June 20, 2012

another spark

label: lemons — CV @ 6:07 PM

How much inedible stuff there is in baby’s stomach?

another about Ayra

label: lemons — CV @ 6:02 PM

Solids. Adventure after adventure.

I also realized, after 2 failed attempts, that there is no point of even trying to make Ayra’s purees and stuff. I am a catastrophe in the kitchen and she should not suffer for it. Now she gets her food from a jar. … and as soon as I decided that, Moonika stepped in and now Ayra has some home cooked meals to eat. Life has a way to sort itself out.

Otherwise I am busy with a busy girl. Those who know – know. At this age it is hard to keep up with all the new things she learns on daily bases.

June 18, 2012

another dialogue

label: lemons — CV @ 4:50 PM

CV: What do you have against Estonian president?
She: I dislike him, he is a Yankee.
CV: You should get your facts straight. He has nothing to do with Yankees.
She: I don’t care. He lived in USA.

Sad. Just sad. Estonia has a wonderful president right now, but silly narrow-minded people only see that he was not born in Estonia. Even sadder is that those prejudiced people can’t even comprehend how pathetic they are. I loathe prejudice.

June 11, 2012

defeat/victory

label: lemons — CV @ 11:33 PM

The verdict is in, the court has spoken – I am worthless.

I won all the small battles. I won the essential war, but I didn’t gain anything from it and so it is actually a loss. Sounds incoherent, I know. My feelings are as unclear as it sounds.

It takes 5 years in Estonia to get first grounded verdict. County court, court of appeal, Supreme Court, county court again and court of appeal for second time. OK, Supreme Court’s, where I won the dispute in principle, ruling was also reasonable and grounded, but it took almost 4 years to get there. This country is sick. There is essentially something wrong with this world, but if you think about it – haven’t there always been something wrong with the world?

I don’t know if I take it Supreme Court one more time. I doubt they will grant me the leave to appeal for a second time. There seems to be ground for an appeal to try it, but I am so tired of it all. It has been a fight out of stubbornness and principle anyway – someone’s gotta do it, but I think that I am done. It wouldn’t give anything to Estonian case law any more anyway – they already adopted the new law (sometimes I wonder if it was partly because I was stepping on some toes).

Taking the difficult choice, accomplishing nothing. Yes, I feel like a total looser.

So if you ask why I don’t live in Estonia … No it isn’t better elsewhere, but at least anywhere else those, who make the rules, force them and make the mistakes, are strangers. It is easier to close my eyes and not to care. Also, I don’t know my rights that well in other places, so I won’t notice when they are violated.

June 10, 2012

another moment

label: lemons — CV @ 7:13 PM

Right here. Right now.

A beer after a long day at the DZ and some jumping.

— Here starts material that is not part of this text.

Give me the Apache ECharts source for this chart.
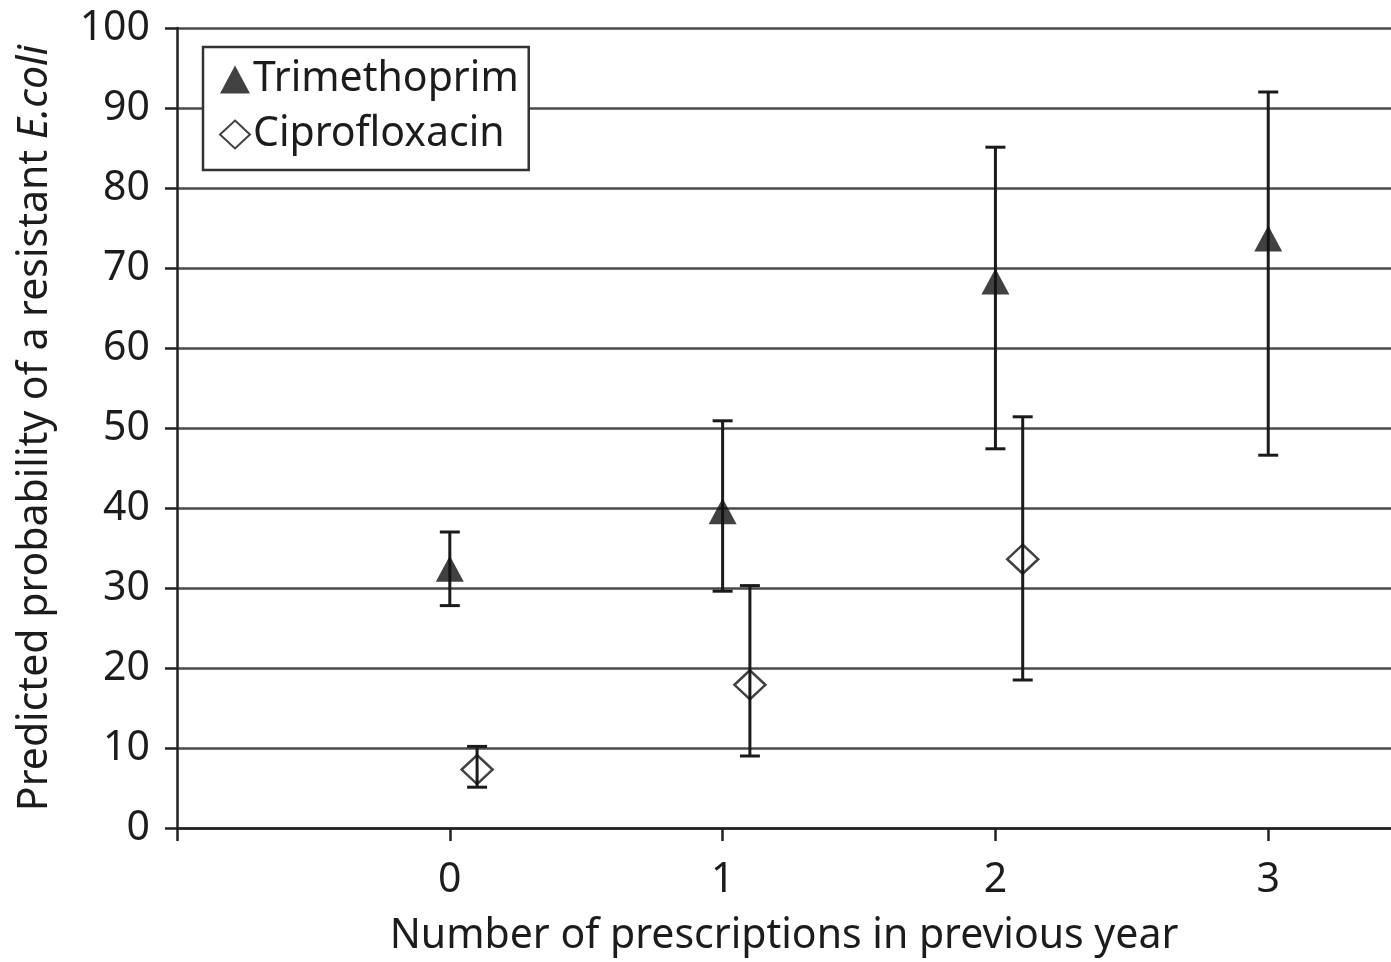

The best feeling there is (after freefall of course).

June 7, 2012

another spark

label: lemons — CV @ 9:03 PM

I was at the seminar today. 11 Estonian women learning …

During the lunch break we were eating: 6 at one table (where I was) and 5 with the lector at another. Both table were totally silent through all the meal. I mean total silence.

Hehee :D You can imagine it happing only in Estonia.

June 6, 2012

another moment

label: lemons — CV @ 9:23 PM

A moment of shame.

I was on a meeting today. Future plans etc … my life and my work and … That was one of the most uncomfortable moments of my career – what is your life situation in 3 months and is it possible to make plans with you or not and if yes, then what plans? I had nothing to say. I am wanted, valued … and I am answerless. Try planning anything with a person like that! F.

June 5, 2012

angry and stuck

label: lemons — CV @ 10:54 PM

I am angry and I am stuck.

The only thing I want to do at the moment is – pack my car and hit the road. I can’t … It angers me to say it out loud – I can’t! Later, not now, later. Damn. My wants and needs and possibilities and obligations and … everything is in a tight knot. I can’t make a reasonable plan out of the cards I have been dealt for now. Brrrrrhhh. Stuck in Estonia, Tallinn, Mustamäe. That was not the plan! I have to yield to life for now. Men and mice and god all over again.

When did it happen? Wing clipping I mean. I used to be so much freer. No, it has nothing to do with Ayra – she is not holding me back, not at all! There are those invisible strings that my special somebody holds … so then was when it happened! He clipped my wings few years ago. I have to say that I dislike it, but seems like I am powerless against those strings. Yield, for now. Will see about future when it is revealed.

another realization

label: lemons — CV @ 11:48 AM

I just realized today … I don’t need a testament any more. I don’t need to figure out who should inherit my stuff. Haa! One worry less.

June 2, 2012

another about Ayra

label: lemons — CV @ 1:24 PM

Lazy! This girl of mine is lazy as hell. Latest development: I put her on her belly, 5-10 seconds later she is on her back again.